Elias's blog

Do we need to understand our systems?

This post was written entirely without AI. It is not perfect and that is fine. If you would rather read something polished made by AI I recommend that you read something else.

I think it started around February. I had been using copilot for several years. I think it made me a better engineer. It did not necessarily solve all my issues but it acted as an easy way to get preliminary information. If I needed more information like docs I could simply go and find it on the internet. Rewind back to February again. I got introduced to Claude Code and how it could be used to explore requirements, write specifications that could reviewed and then have it apply those changes to a new or existing code base. It was by far the best approach to AI code generation I had seen. It provided a way to limit one of the larger issues that I saw with AI generated code: that it was hard to control and get it to do what you wanted. With specifications I could, to some degree, verify that the AI was heading in the right direction before executing. After that I fully embraced AI code generation both professionally and for making my hobby side projects. I even paid for a personal Claude Pro license, something would never had done previously.

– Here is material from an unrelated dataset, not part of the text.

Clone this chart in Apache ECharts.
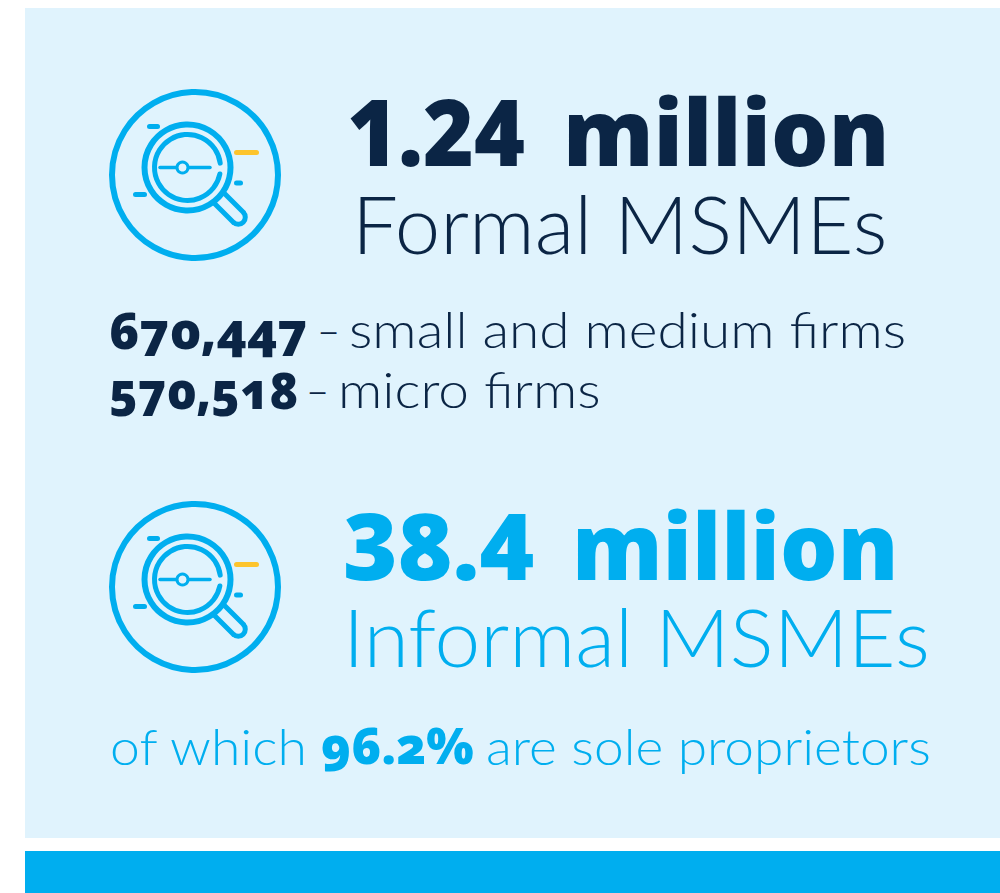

That’s almost half a year back and I am starting to think that the focus on the problem being the control of the AI might have been a red herring all along. I went in to a bit of an existential crisis a couple of days ago, which prompted me to write this post. I tried to do some trad-coding (actually writing the code myself. I know, right?) in my side project. It’s in Rust (btw) which I don’t use at work and all my time the last months has been through spec-driven AI code generation. My realization was that: it was super hard. The project had grown from around ~13000 lines of handwritten code to ~20000 lines of AI written code. The progress was sluggish and I found myself not knowing how to write the function signatures any more which I had been comfortable doing with my eyes closed just some months back. It was shocking to me how much I had forgotten in that short amount of time. Mind you that I was still reviewing both the specifications and the code output from the AI before actually committing it to the project. I knew how the product worked, but I could not reason about the code nor the system itself anymore. It had become closer to a black box to me.

I am leaning more and more towards the perception that if you don’t use it you loose it when it comes to software engineering. As such, the more you delegate to AI the more you will become dependent on it and it will erode your understanding and expertise. I thought that I would be able to still keep some of that understanding and expertise by reviewing the output of the AI but I found it very hard to actually think deeply about the code and internalize it. I think writing the code does a lot for the understanding of the code.

That led me to the title of this post: Do we need to understand our systems? For a short answer, I don’t know. What I do think however is that a lot of organizations are currently leaning into the idea that AI is the superior way of producing software. However, I think it is a worse way of building an understanding and ownership of the software you are delivering, and what happens when the organization asks for accountability from the engineers? “I don’t know why it does that, AI wrote it” is not accountability. Is “Let me ask AI why it does that” accountability? I don’t know and it is up to the individual organizations to decide. For more trivial software or one-offs this might be fine. I think it is likely though that the organization that accept that engineers to delegate their understanding to AI might see some issues in the near future. Not necessarily that slop is being produced, but rather because the organization has little understanding and accountability for the software being produced. Also, if we do see these issues, will we even be able to say with certainty that it was due to AI generated code?

As the final part of this post I will conclude with my current thoughts about AI generated code. I think that using AI to write code will in general reduce our understanding of the systems we produce and erode our expertise to the point of being dependent on AI for producing software. I think this might be fine. However, I also think that the accountability and sense of ownership of the software will likely reduce as a consequence. I think that is a much harder idea for organizations to accept.